When it comes to climate change mitigation discussions and gun violence prevention discussions; a quick argument that is frequently made against taking any action, is that it will not be 100% effective.  Why move away from fossil fuels if the sea level is going to rise anyway from all of the carbon already in the atmosphere?  Why impose any changes to gun purchasing because if a bad person wants to get a gun they will find a way?  Setting the bar to 100% is unreasonable and is an invalid position.  As humans we constantly reside in the gray and that is a perfectly acceptable place to be, things are rarely simplistic enough to be black and white. 

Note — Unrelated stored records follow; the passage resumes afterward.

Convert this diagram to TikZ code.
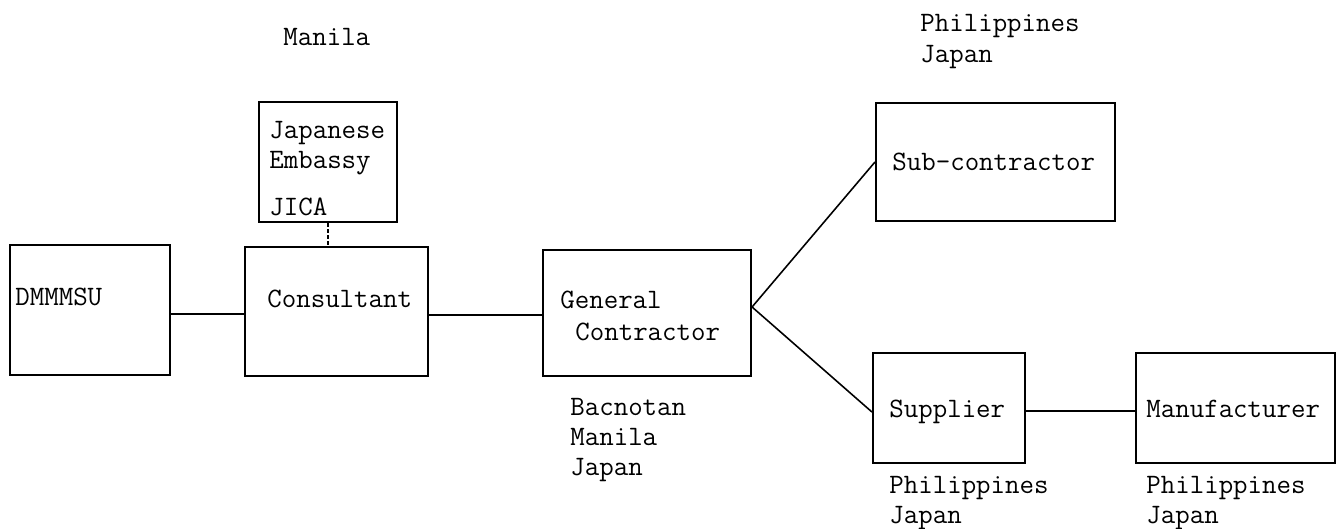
\documentclass[tikz,border=0pt]{standalone}
\usepackage{fontspec}
\tikzset{
  box/.style={draw, line width=1.2pt, inner sep=0pt},
  txt/.style={anchor=base west, inner sep=0pt, font=\ttfamily\fontsize{16}{19}\selectfont},
  link/.style={line width=0.9pt},
}
\begin{document}
\begin{tikzpicture}[x=0.02cm,y=-0.02cm]
  \useasboundingbox (0,0) rectangle (1341,528);
  % boxes
  \node[box, minimum width=3.2cm,  minimum height=2.6cm]  (dmmmsu) at (90,310) {};
  \node[box, minimum width=3.66cm, minimum height=2.58cm] (cons)   at (336.5,311.5) {};
  \node[box, minimum width=2.76cm, minimum height=2.4cm]  (emb)    at (328,162) {};
  \node[box, minimum width=4.16cm, minimum height=2.52cm] (gc)     at (647,313) {};
  \node[box, minimum width=4.78cm, minimum height=2.36cm] (sub)    at (995.5,162) {};
  \node[box, minimum width=3.04cm, minimum height=2.2cm]  (supp)   at (949,408) {};
  \node[box, minimum width=3.98cm, minimum height=2.2cm]  (manu)   at (1235.5,408) {};
  % texts in boxes
  \node[txt] (tdmmmsu) at (15,305) {DMMMSU};
  \node[txt] (tcons)   at (267,307) {Consultant};
  \node[txt] (temb1)   at (269,138) {Japanese};
  \node[txt] (temb2)   at (269,168) {Embassy};
  \node[txt] (temb3)   at (269,215) {JICA};
  \node[txt] (tgc1)    at (560,308) {General};
  \node[txt] (tgc2)    at (575,340) {Contractor};
  \node[txt] (tsub)    at (892,170) {Sub-contractor};
  \node[txt] (tsupp)   at (889,417) {Supplier};
  \node[txt] (tmanu)   at (1146,417) {Manufacturer};
  % places
  \node[txt] (pcons)  at (283,45) {Manila};
  \node[txt] (psub1)  at (920,31) {Philippines};
  \node[txt] (psub2)  at (920,62) {Japan};
  \node[txt] (pgc1)   at (570,415) {Bacnotan};
  \node[txt] (pgc2)   at (570,445) {Manila};
  \node[txt] (pgc3)   at (570,475) {Japan};
  \node[txt] (psupp1) at (889,493) {Philippines};
  \node[txt] (psupp2) at (889,523) {Japan};
  \node[txt] (pmanu1) at (1146,493) {Philippines};
  \node[txt] (pmanu2) at (1146,523) {Japan};
  % links
  \draw[link] (dmmmsu.east |- 0,314) -- (cons.west |- 0,314);
  \draw[link] (cons.east |- 0,315) -- (gc.west |- 0,315);
  \draw[link, dash pattern=on 2pt off 1.5pt] (emb.south) -- (emb.south |- cons.north);
  \draw[link] (gc.east |- 0,307) -- (sub.west);
  \draw[link] (gc.east |- 0,307) -- (supp.west |- 0,412);
  \draw[link] (supp.east |- 0,411) -- (manu.west |- 0,411);
\end{tikzpicture}
\end{document}
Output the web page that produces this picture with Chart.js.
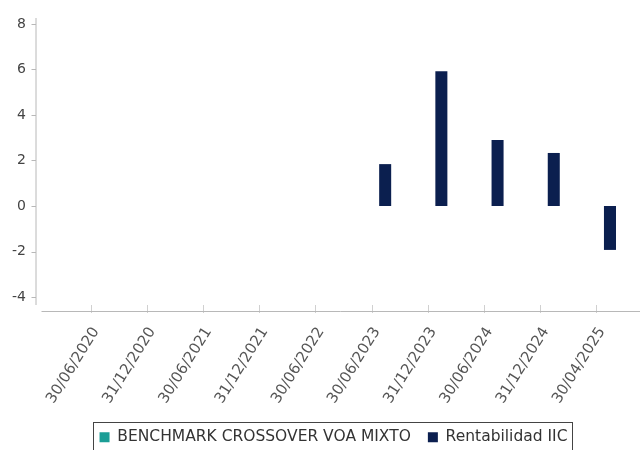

Imagine if transitioning to cleaner energy sources could minimize future environmental disasters or if modified gun legislation could prevent one mass school shooting, would it then be worth it?  How many lives does a change need to save to be worth it?  I do not think any reasonable person would say 100% but yet that is quickly the unreasonable standard that is set in these discussions.  I am encouraged with the 70 members (35R / 35D) of the Climate Solutions Caucus and the direction their dialog is going as their group continues to grow.  I am encouraged by some of the recent town hall style discussions taking place on how to better ensure the safety of our children at school; as I recently mentioned, having a dialogue is a critical part of the equation.  Now the next step is to determine what success looks like and agreeing that there is room for compromise in the answer.  The consequences of inaction are too great.